Here is my latest iteration, still poking at the two lines in _make_f_info from Gauss Newton. I could show that the jaxpr is not causing the issue - at least not outside of FunctionLinearOperator, where vmapping over a jacobian that contains a jaxpr and is an output of jax.linearize raises no errata.

import pytest

import jax
import jax.numpy as jnp
import jax.tree_util as jtu

import equinox as eqx
import lineax as lx

def _no_nan(x):
    """Compied from test/helpers.py in diffrax."""
    if eqx.is_array(x):
        return x.at[jnp.isnan(x)].set(8.9568)  # arbitrary magic value
    else:
        return x
def tree_allclose(x, y, *, rtol=1e-5, atol=1e-8, equal_nan=False):
    """Copied from test/helpers.py in diffrax."""
    if equal_nan:
        x = jtu.tree_map(_no_nan, x)
        y = jtu.tree_map(_no_nan, y)
    return eqx.tree_equal(x, y, typematch=True, rtol=rtol, atol=atol)

def fn(y):
    def shifted_parabola(x0):
        x = jnp.linspace(0, 10)
        return (x - x0)**2
    true = shifted_parabola(2.)  # True value
    fit = shifted_parabola(y)
    return true - fit

def aux_wrapper(y):
    return fn(y), None

y0 = 1.  # starting guess
y0s = jnp.arange(0., 4., 0.1)  # Many initial values

# Get jacobians the simple way
_, jac_of_fn = jax.linearize(fn, y0)
_, jac_of_aux_wrapper, _ = jax.linearize(aux_wrapper, y0, has_aux=True)
assert tree_allclose(jax.jacfwd(fn)(y0), jac_of_fn(y0)) 
assert tree_allclose(jax.jacfwd(fn)(y0), jac_of_aux_wrapper(y0))  

vmapped_jac_of_fn = jax.vmap(jac_of_fn)(y0s) # Does not raise error
vmapped_jac_of_aux_wrapper = jax.vmap(jac_of_aux_wrapper)(y0s) # Does not raise error

# Now include the lambda function in jax.linearize (status quo in optimistix)   
_, jac_of_fn_with_lambda = jax.linearize(lambda _y: fn(_y), y0)
_, jac_of_aux_wrapper_with_lambda, _ = jax.linearize(lambda _y: aux_wrapper(_y), y0, has_aux=True)

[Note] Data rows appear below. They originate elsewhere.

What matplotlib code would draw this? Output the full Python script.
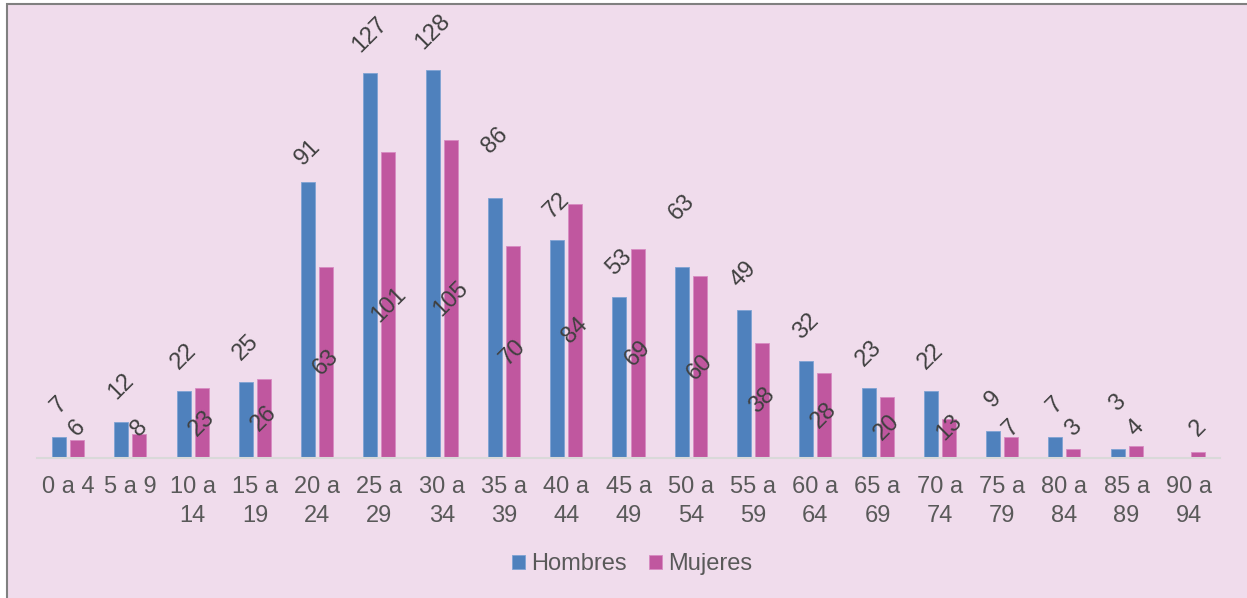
"""
Pirámide de edades en barras: Hombres y Mujeres por grupo de edad.
"""

import numpy as np
import matplotlib
matplotlib.use('Agg')
import matplotlib.pyplot as plt
from matplotlib.patches import Rectangle

# Datos
grupos = ['0 a 4', '5 a 9', '10 a\n14', '15 a\n19', '20 a\n24', '25 a\n29', '30 a\n34',
          '35 a\n39', '40 a\n44', '45 a\n49', '50 a\n54', '55 a\n59', '60 a\n64',
          '65 a\n69', '70 a\n74', '75 a\n79', '80 a\n84', '85 a\n89', '90 a\n94']
hombres = [7, 12, 22, 25, 91, 127, 128, 86, 72, 53, 63, 49, 32, 23, 22, 9, 7, 3, 0]
mujeres = [6, 8, 23, 26, 63, 101, 105, 70, 84, 69, 60, 38, 28, 20, 13, 7, 3, 4, 2]

# Estilo
azul = '#4F81BD'
magenta = '#C0579F'
fondo = '#F0DCEC'
gris_texto = '#595959'
gris_etiqueta = '#404040'
plt.rcParams['font.family'] = ['Liberation Sans', 'DejaVu Sans']

# Etiquetas de Hombres movidas a mano en el original (indice -> pixeles sobre la barra)
ajuste_hombres = {4: 30, 7: 57, 10: 60, 17: 46}

W, H = 1247, 598
fig = plt.figure(figsize=(W / 100, H / 100), dpi=100)
fig.patch.set_facecolor('white')

# Fondo rosa con borde gris (solo se ven el borde izquierdo y superior)
marco = Rectangle((7 / W, -0.1), 1.2, (H - 4) / H + 0.1, transform=fig.transFigure,
                  facecolor=fondo, edgecolor='#808080', linewidth=1.5, zorder=-10)
fig.patches.append(marco)

# Area del grafico en pixeles: x 37..1220, y 34..458
ax = fig.add_axes([37 / W, (H - 458) / H, 1183 / W, 424 / H])
ax.set_facecolor('none')

x = np.arange(len(grupos))
ancho = 0.225
desp = 0.145

ax.bar(x - desp, hombres, ancho, color=azul, edgecolor='#7FA3D3', linewidth=0.6,
       label='Hombres', zorder=2)
ax.bar(x + desp, mujeres, ancho, color=magenta, edgecolor='#D88BC2', linewidth=0.6,
       label='Mujeres', zorder=2)

ax.set_xlim(-0.5, len(grupos) - 0.5)
ax.set_ylim(0, 140)

# Etiquetas de datos, giradas 45 grados
for i, v in enumerate(hombres):
    if v == 0:
        continue
    off = ajuste_hombres.get(i, 28 + 3.5 * len(str(v)))
    ax.annotate(str(v), (x[i] - desp, v), xytext=(0, off), textcoords='offset pixels',
                ha='center', va='center', rotation=45, fontsize=17,
                color=gris_etiqueta, zorder=3)

for i, v in enumerate(mujeres):
    y = max(v / 2, 10)
    ax.annotate(str(v), (x[i] + desp, y), ha='center', va='center', rotation=45,
                fontsize=17, color=gris_etiqueta, zorder=3)

# Ejes
ax.set_xticks(x)
ax.set_xticklabels(grupos, fontsize=17, color=gris_texto, linespacing=1.4)
ax.tick_params(axis='x', length=0, pad=13)
ax.set_yticks([])
for lado in ['top', 'right', 'left']:
    ax.spines[lado].set_visible(False)
ax.spines['bottom'].set_color('#D9D9D9')
ax.spines['bottom'].set_linewidth(1.5)

# Leyenda
leyenda = fig.legend(loc='center', bbox_to_anchor=(632 / W, 1 - 564 / H), ncol=2,
                     frameon=False, fontsize=17, handlelength=0.55, handleheight=0.55,
                     handletextpad=0.25, columnspacing=0.95, borderaxespad=0)
for t in leyenda.get_texts():
    t.set_color(gris_texto)

fig.savefig('out.png', dpi=100)
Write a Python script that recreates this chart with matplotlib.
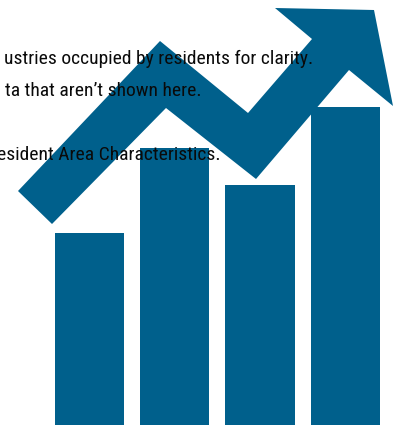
import matplotlib
matplotlib.use("Agg")
import matplotlib.pyplot as plt
from matplotlib.patches import Polygon

W, H = 411, 425
BLUE = "#00608c"

bar_lefts = [55, 140, 225, 311]
bar_widths = [69, 69, 70, 69]
bar_heights = [192, 277, 240, 318]

arrow_x = [18, 160, 248, 312, 275, 374, 393, 349, 256, 166, 52]
arrow_y = [191, 41, 113, 39, 8, 10, 106, 70, 179, 108, 224]

text_lines = ["ustries occupied by residents for clarity.",
              "ta that aren\u2019t shown here.",
              "esident Area Characteristics."]
text_right = [313, 202, 221]
text_base = [64, 96, 160]

fig = plt.figure(figsize=(W / 100, H / 100), dpi=100)
ax = fig.add_axes([0, 0, 1, 1])
ax.set_xlim(0, W)
ax.set_ylim(H, 0)
ax.axis("off")

ax.bar(bar_lefts, [-h for h in bar_heights], width=bar_widths, bottom=H,
       align="edge", color=BLUE, linewidth=0, zorder=2)
ax.add_patch(Polygon(list(zip(arrow_x, arrow_y)), closed=True, facecolor=BLUE,
                     edgecolor="none", zorder=3))
for s, x, y in zip(text_lines, text_right, text_base):
    ax.text(x, y, s, ha="right", va="baseline", color="#0a0a0a", fontsize=14,
            family=["Roboto Condensed", "Open Sans Condensed", "Lato", "DejaVu Sans"], zorder=4)

fig.savefig("out.png", dpi=100)
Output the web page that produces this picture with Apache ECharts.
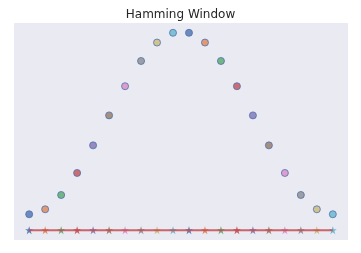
<!DOCTYPE html>
<html>
<head>
<meta charset="utf-8">
<script src="https://cdn.jsdelivr.net/npm/echarts@6/dist/echarts.min.js"></script>
<style>html,body{margin:0;padding:0;background:#fff;}#c{width:361px;height:253px;}</style>
</head>
<body>
<div id="c"></div>
<script>
const title = "Hamming Window";
const sampleIndex = [0,1,2,3,4,5,6,7,8,9,10,11,12,13,14,15,16,17,18,19];
const windowValues = [0.08,0.105,0.177,0.288,0.427,0.578,0.725,0.852,0.945,0.994,0.994,0.945,0.852,0.725,0.578,0.427,0.288,0.177,0.105,0.08];
const baselineValues = [0,0,0,0,0,0,0,0,0,0,0,0,0,0,0,0,0,0,0,0];
const palette = ['#4C72B0','#DD8452','#55A868','#C44E52','#8172B3','#937860','#DA8BC3','#8C8C8C','#CCB974','#64B5CD'];

const chart = echarts.init(document.getElementById('c'), null, {renderer:'canvas'});
const pts = sampleIndex.map((x,i)=>[x, windowValues[i]]);
const base = sampleIndex.map((x,i)=>[x, baselineValues[i]]);
chart.setOption({
  animation:false,
  backgroundColor:'#ffffff',
  title:{text:title,left:'center',top:4,textStyle:{fontFamily:'DejaVu Sans',fontSize:12,fontWeight:'normal',color:'#262626'}},
  grid:{left:14,right:13,top:23,bottom:13,show:true,backgroundColor:'#EAEAF2',borderWidth:0},
  xAxis:{type:'value',min:-0.95,max:19.95,show:false},
  yAxis:{type:'value',min:-0.0497,max:1.0434,show:false},
  series:[
    {type:'scatter',data:base,symbol:'path://M0,-1 L0.2245,-0.309 L0.951,-0.309 L0.363,0.118 L0.588,0.809 L0,0.382 L-0.588,0.809 L-0.363,0.118 L-0.951,-0.309 L-0.2245,-0.309 Z',symbolSize:8,z:2,
     itemStyle:{color:(p)=>palette[p.dataIndex%palette.length],opacity:0.9}},
    {type:'line',data:base,symbol:'none',z:3,lineStyle:{color:'#C44E52',width:2,opacity:0.85}},
    {type:'scatter',data:pts,symbol:'circle',symbolSize:7,z:4,
     itemStyle:{color:(p)=>palette[p.dataIndex%palette.length],borderColor:'#4C72B0',borderWidth:1}}
  ]
});
</script>
</body>
</html>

vmapped_jac_of_fn_with_lambda = jax.vmap(jac_of_fn_with_lambda)(y0s) # Does not raise error
vmapped_jac_of_aux_wrapper_with_lambda = jax.vmap(jac_of_aux_wrapper_with_lambda)(y0s) # Does not raise error

# Context: using lambda functions produces subtle difference in pytrees, not legible when examining pytreedef (as a human)
with pytest.raises(AssertionError):
    assert jtu.tree_structure(jac_of_fn) == jtu.tree_structure(jac_of_fn_with_lambda)
assert str(jtu.tree_structure(jac_of_fn)) == str(jtu.tree_structure(jac_of_fn_with_lambda))

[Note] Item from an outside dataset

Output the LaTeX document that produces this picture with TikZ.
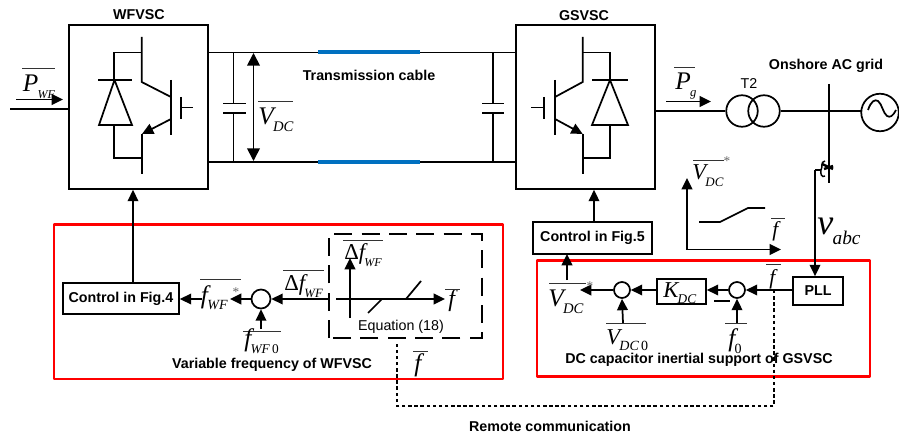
\documentclass[tikz,border=0pt]{standalone}
\usepackage{fontspec}
\setmainfont{Liberation Sans}
\newfontfamily\tms{Liberation Serif}
\usetikzlibrary{arrows.meta,calc}
\newcommand{\BigSub}[4]{{\tms\itshape\fontsize{#3}{#3}\selectfont #1\raisebox{-0.27em}{\kern-0.5pt\fontsize{#4}{#4}\selectfont #2}}}
\newcommand{\ItalF}[1]{{\tms\itshape\fontsize{#1}{#1}\selectfont f}}
\tikzset{
  wire/.style={line width=1.3pt,black},
  arr/.style={wire,-{Triangle[length=8.5pt,width=8pt]}},
  arrb/.style={wire,{Triangle[length=9.5pt,width=9.5pt]}-{Triangle[length=9.5pt,width=9.5pt]}},
  box/.style={draw,line width=1.3pt,inner sep=0pt,fill=white},
  redbox/.style={draw=red,line width=2.2pt,line join=round},
  blab/.style={font=\bfseries\fontsize{10.7}{12}\selectfont,inner sep=0pt},
  rlab/.style={font=\fontsize{10.7}{12}\selectfont,inner sep=0pt},
  mlab/.style={inner sep=0pt,anchor=base west},
  bar/.style={line width=0.6pt,black!80},
  sumc/.style={circle,draw,line width=1.3pt,inner sep=0pt,fill=white},
  star/.style={inner sep=0pt,text=black!60,font=\tms\fontsize{10}{10}\selectfont},
  cable/.style={line width=3pt,color={rgb,255:red,0;green,112;blue,192}},
  dots/.style={line width=1.1pt,black,dash pattern=on 2.6pt off 2pt},
  dashb/.style={line width=1.4pt,black,dash pattern=on 13.5pt off 7pt},
}
\begin{document}
\begin{tikzpicture}[x=0.75pt,y=-0.75pt]
\useasboundingbox (0,0) rectangle (899,438);
% red frames
\draw[redbox] (54,224.5) rectangle (503,379);
\draw[redbox] (537,260.5) rectangle (870,376.7);
% converters
\node[box,minimum width=139*0.75pt,minimum height=164*0.75pt] (wf) at (138.5,107) {};
\node[box,minimum width=139*0.75pt,minimum height=164*0.75pt] (gs) at (585.5,107) {};
\node[blab] (wft) at (139,15) {WFVSC};
\node[blab] (gst) at (584,16) {GSVSC};
% DC link
\coordinate (t1) at (208,52.5); \coordinate (t2) at (516,52.5);
\coordinate (b1) at (208,162); \coordinate (b2) at (516,162);
\draw[wire] (t1)--(t2); \draw[wire] (b1)--(b2);
\draw[cable] (318,52.5)--(420,52.5); \draw[cable] (318,162)--(420,162);
\node[blab] (tc) at (369,75) {Transmission cable};
% capacitors
\draw[wire] (233.5,52.5)--(233.5,103.5) (233.5,113)--(233.5,162) (223,103.5)--(246,103.5) (223,113)--(246,113);
\draw[wire] (493,52.5)--(493,103.5) (493,113)--(493,162) (482,103.5)--(504,103.5) (482,113)--(504,113);
\draw[arrb] (253.5,53)--(253.5,161);
\node[mlab] (vdc) at (258,125) {\BigSub{V}{DC}{19}{11}};
\draw[bar] (258,101)--(293,101);
% WF switch
\draw[wire,line join=miter] (141.7,37)--(141.7,82)--(171,97);
\draw[wire] (171,80)--(171,135);
\draw[wire] (181,97)--(181,119) (181,107.5)--(193,107.5);
\draw[wire,-{Triangle[length=8.5pt,width=8pt]}] (171,119)--(142,134);
\draw[wire] (141.7,134)--(141.7,174);
\draw[wire] (141.7,52.5)--(114,52.5)--(114,80) (98,80)--(132,80);
\draw[wire,line join=miter] (114.5,80)--(99,125)--(132,125)--cycle;
\draw[wire] (114,125)--(114,158)--(141.7,158);
% GS switch
\draw[wire] (582.7,37)--(582.7,82)--(555,97);
\draw[wire] (555,80)--(555,135);
\draw[wire] (544,97)--(544,119) (544,107.5)--(531,107.5);
\draw[wire,-{Triangle[length=8.5pt,width=8pt]}] (555,119)--(582.7,134);
\draw[wire] (582.7,134)--(582.7,174);
\draw[wire] (582.7,52.5)--(610,52.5)--(610,80) (592,80)--(628,80);
\draw[wire,line join=miter] (610,80)--(592,125)--(628,125)--cycle;
\draw[wire] (610,125)--(610,158)--(582.7,158);
% P_WF
\coordinate (pwfin) at (10,109);
\draw[wire] (pwfin)--(wf.west |- pwfin);
\coordinate (pa1) at (16,99.5); \coordinate (pa2) at (63,99.5);
\draw[arr] (pa1)--(pa2);
\node[mlab] (pwf) at (22.5,91.7) {\BigSub{P}{WF}{19}{9}};
\draw[bar] (22,68)--(55,68);
% grid side
\coordinate (out) at (655,111);
\node[circle,draw,line width=1.3pt,inner sep=0pt,minimum size=31.5*0.75pt] (tr1) at (742,111) {};
\node[circle,draw,line width=1.3pt,inner sep=0pt,minimum size=31.5*0.75pt] (tr2) at (764,111) {};
\node[circle,draw,line width=1.3pt,inner sep=0pt,minimum size=37.5*0.75pt] (src) at (880,112.5) {};
\draw[wire] (out)--(tr1.west) (tr2.east)--(861,111);
\draw[wire] (868,110) .. controls (871,101) and (875,99) .. (878,101) .. controls (882,104) and (883,113) .. (887,116) .. controls (890,118) and (893,116) .. (896,110);
\coordinate (pg1) at (666,101.5); \coordinate (pg2) at (711,101.5);
\draw[arr] (pg1)--(pg2);
\node[mlab] (pg) at (675,89.3) {\BigSub{P}{g}{19}{9.5}};
\draw[bar] (674,67)--(695,67);
\node[rlab] (t2lab) at (749,84) {T2};
\node[blab] (on) at (826,66) {Onshore AC grid};
\draw[wire] (828.7,84)--(828.7,183);
% CT and PLL wire
\node[box,minimum width=50*0.75pt,minimum height=28*0.75pt,font=\bfseries\fontsize{10.7}{12}\selectfont] (pll) at (818,291) {PLL};
\coordinate (ct) at (815,170);
\coordinate (cte) at (821,170);
\draw[wire] (ct) -- (cte);
\draw[arr] (ct)--(ct |- pll.north);
\draw[line width=1.1pt] (825,161) .. controls (820,162) and (823,167) .. (821,170) .. controls (820,174) and (822,178) .. (825,176);
\draw[line width=1.8pt] (822,164)--(833,169) (824,169)--(833,166);
\node[mlab] (vabc) at (817,235) {\BigSub{v}{abc}{27}{14.5}};
% V-f graph
\coordinate (gO) at (687,249.5);
\coordinate (gY) at (687,178);
\coordinate (gX) at (781,249.5);
\draw[arr,line cap=rect] (gO)--(gY);
\draw[arr] (gO)--(gX);
\draw[wire] (699,222)--(720,222)--(748,208)--(765,208);
\node[mlab] (gf) at (772,237) {\ItalF{16}};
\draw[bar] (771,218)--(785,218);
\node[mlab] (gv) at (692,180) {\BigSub{V}{DC}{17}{9.7}};
\draw[bar] (693,160)--(724,160);
\node[star] (gs1) at (727,161) {*};
% Control Fig 5
\node[box,blab,minimum width=119*0.75pt,minimum height=32*0.75pt,inner sep=0pt] (c5) at (592.5,238) {Control in Fig.5};
\coordinate (c5t) at (594,222);
\draw[arr] (c5t)--(c5t |- gs.south);
% lower right row
\node[sumc,minimum size=16*0.75pt] (s1) at (622,290) {};
\node[box,minimum width=49*0.75pt,minimum height=25*0.75pt] (kdc) at (681.5,291.5) {};
\node[mlab] (kt) at (663,297.7) {\BigSub{K}{DC}{17}{10}};
\node[sumc,minimum size=16*0.75pt] (s2) at (737,290) {};
\coordinate (vstar) at (580,290);
\draw[arr] (pll.west |- s2) -- (s2.east);
\draw[arr] (s2.west)--(kdc.east |- s2);
\draw[arr] (kdc.west |- s1)--(s1.east);
\draw[arr] (s1.west)--(vstar);
\coordinate (vu1) at (567,280); \coordinate (vu2) at (567,254);
\draw[arr] (vu1)--(vu2);
\node[mlab] (rv) at (548,306.7) {\BigSub{V}{DC}{19}{11}};
\draw[bar] (549,283)--(586,283);
\node[star] (rs) at (590,286) {*};
\coordinate (v0) at (623,323);
\draw[arr] (v0)--(s1.south);
\draw[bar] (606,323)--(646,323);
\node[mlab] (rv0) at (606,344) {\BigSub{V}{DC\,\upshape 0}{17}{10.5}};
\coordinate (f0) at (737,323);
\draw[arr] (f0)--(s2.south);
\draw[bar] (725,323)--(747,323);
\node[mlab] (rf0) at (728,346.7) {\BigSub{f}{\upshape 0}{19}{10.5}};
\draw[line width=1.5pt] (714,300.7)--(730,300.7);
\node[mlab] (rf) at (769,284) {\ItalF{16}};
\draw[bar] (766,264)--(781,264);
\node[blab] (dct) at (699,360) {DC capacitor inertial support of GSVSC};
% remote comm
\coordinate (d1) at (774,290); \coordinate (d2) at (774,406); \coordinate (d3) at (397,406); \coordinate (d4) at (397,342);
\draw[dots] (d1)--(d2)--(d3)--(d4);
\node[blab] (rc) at (550,426) {Remote communication};
\node[mlab] (df) at (414,371.7) {\ItalF{19}};
\draw[bar] (413,351)--(428,351);
% lower left
\node[box,blab,minimum width=116*0.75pt,minimum height=31*0.75pt] (c4) at (121,298.5) {Control in Fig.4};
\coordinate (c4t) at (133,283);
\draw[arr] (c4t)--(c4t |- wf.south);
\node[sumc,minimum size=19*0.75pt] (s3) at (261,299) {};
\coordinate (dash) at (328,299);
\coordinate (lab1) at (202,299); \coordinate (lab2) at (230,299);
\draw[arr] (dash)--(s3.east);
\draw[arr] (s3.west)--(lab2);
\draw[arr] (lab1)--(c4.east |- lab1);
\node[mlab] (fwf) at (200.7,303) {\BigSub{f}{WF}{19}{10.5}};
\draw[bar] (200,279)--(241,279);
\node[star] (s4) at (236,292) {*};
\coordinate (f0w) at (261,329);
\draw[arr] (f0w)--(s3.south);
\draw[bar] (243,331)--(281,331);
\node[mlab] (fwf0) at (244,346.7) {\BigSub{f}{WF\,\upshape 0}{19}{10}};
\node[mlab] (dfw) at (284,291) {\BigSub{{\upshape Δ}f}{WF}{17}{9.5}};
\draw[bar] (283,270)--(324,270);
\draw[dashb] (329,338)--(329,234)--(482,234)--(482,338)--(329,338);
\coordinate (ax0) at (336,299); \coordinate (ax1) at (445,299);
\coordinate (ay0) at (350,318); \coordinate (ay1) at (350,258);
\draw[arr] (ax0)--(ax1); \draw[arr] (ay0)--(ay1);
\draw[wire] (368,313)--(382,299)--(406,299)--(421,281);
\node[mlab] (af) at (448,306) {\ItalF{18}};
\draw[bar] (445,289)--(460,289);
\node[mlab] (adf) at (344,260) {\BigSub{{\upshape Δ}f}{WF}{17}{9}};
\draw[bar] (343,240)--(383,240);
\node[rlab] (eq) at (401,327) {Equation (18)};
\node[blab] (vf) at (272,365) {Variable frequency of WFVSC};
\end{tikzpicture}
\end{document}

# Create a lineax Linear Operator
def lin_fun(y):
    return 2 * y
lin_op = lx.FunctionLinearOperator(lin_fun, jax.eval_shape(lin_fun, y0))  # Confirm that it works in this case

with pytest.raises(ValueError): # I don't understand why it does not work in these cases
    lx.FunctionLinearOperator(jac_of_fn, jax.eval_shape(jac_of_fn, y0))
    lx.FunctionLinearOperator(jac_of_fn_with_lambda, jax.eval_shape(jac_of_fn_with_lambda, y0))
tjltjl commented 1 month ago

A simple workaround: dataclasses.replace() the offending member of the output

johannahaffner commented 1 month ago

The tricky thing is that I can't figure out what the offending member is.

johannahaffner commented 1 month ago

And it has now been shown that it is a deeper issue in jax.linearize, which produces pytrees with nonidentical structure even for identical input functions, called with identical inputs.

patrick-kidger commented 1 month ago

I think I understand what's going on here. The output of optx.least_squares includes a jaxpr inside of out.state. This isn't an arraylike object, so JAX doesn't understand how to handle it as an output of the vmap. Morally speaking, what's going on here is the same as jax.vmap(lambda x: object())(...), in which again non-array-like object is being returned.

The solution is pretty simple: use eqx.filter_vmap instead. This passes through all non-array-like objects unchanged. Indeec the use case in this issue is the raison d'etre of eqx.filter_vmap!

Does this solve the issues everyone is facing?

johannahaffner commented 4 weeks ago

Oh dear :D

It does solve my issue. I was actually in the process of replacing all vmaps with filter_vmaps, but there were still some around. Not anymore, though!